Coded Messages: How the CIA and NSA Hoodwink Congress and the People
Come to think of it, we all know the CIA is the organization responsible for hands-on international subterfuge, assassinations, and regime change. But if covert activities are their brief, who is in charge of data collection? What is the real intelligence agency of the United States?
Brilliant inventions and breakthroughs in the science and the art of intelligence gathering and data encryption/decryption are presented and explained, with illustrations from the US Civil War to World War II and beyond, including the early achievements of Ms. Aggie Meyer Driscoll and other talented professionals.
The author shows when, and why, the NSA was formed, in full realization that it was in breach of the US Constitution; and then he shows why this obsession with secrecy is no longer valid but endangers personal liberties in the Internet age. Phil Zimmermann's PGP-1 and its source code were distributed freely on the Internet in 1991. This led to the development of session keys and other modern encryption devices that enable eCommerce and other essentials of 21st-century life; and the old systems of encryption were rendered obsolete. McAvoy shows that all the codebooks, clever teams of linguists and mathematicians, and computer banks in the world will never be able to crack today's encrypted messages. (Let's hope he's right.)
Now the NSA's most valuable role, says McAvoy, has shifted from communications intelligence to HUMINT. They are well equipped for their new emphasis in human intelligence by having been out of the limelight since their inception.
This analysis is entwined with memoirs of an eccentric and engaging West Virginia boy who knows how to tell a good story.
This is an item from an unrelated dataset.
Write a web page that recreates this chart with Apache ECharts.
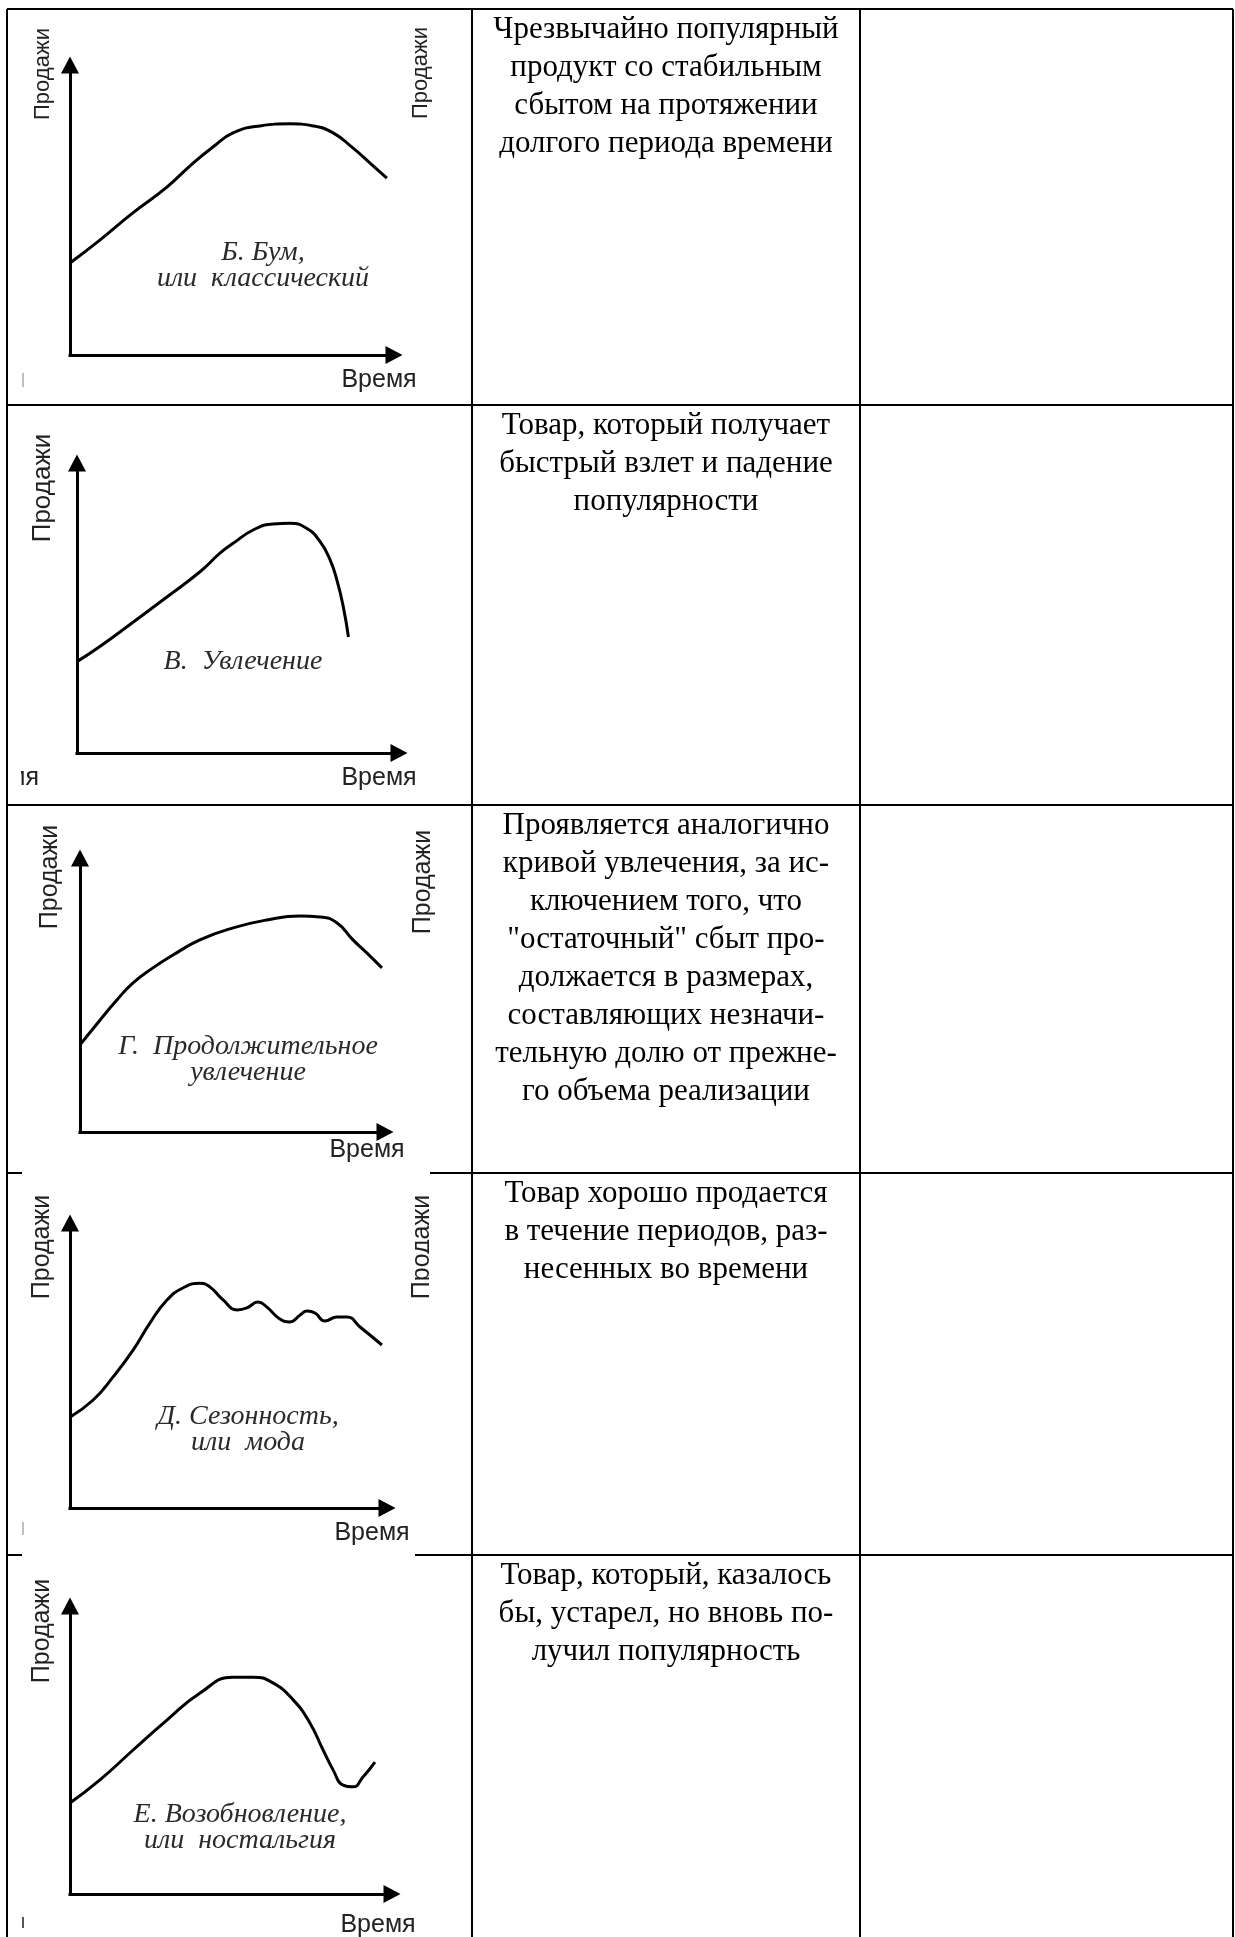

A near flunk-out who went from amateur radio operator to co-inventor of new communications technologies, he quickly became a valued contributor to US defense efforts as life whisked him from Monterey to MIT to Berlin.
To our knowledge, no NSA employee or former employee has written a book or so much as given an interview exploring the role of the National Security Agency, whose budget, twice that of the CIA and FBI combined, is hidden somewhere in the Department of Defense numbers and whose activities are not discussed, despite Constitutional provisions. The author also emphasizes the lack of awareness of the limitations provided by the Fourth Amendment on the part of those responsible for abiding by its provisions, and lists some of the CIA's most aggressive international interventions that belie Americans' cherished view of their peace-loving, law-abiding nation.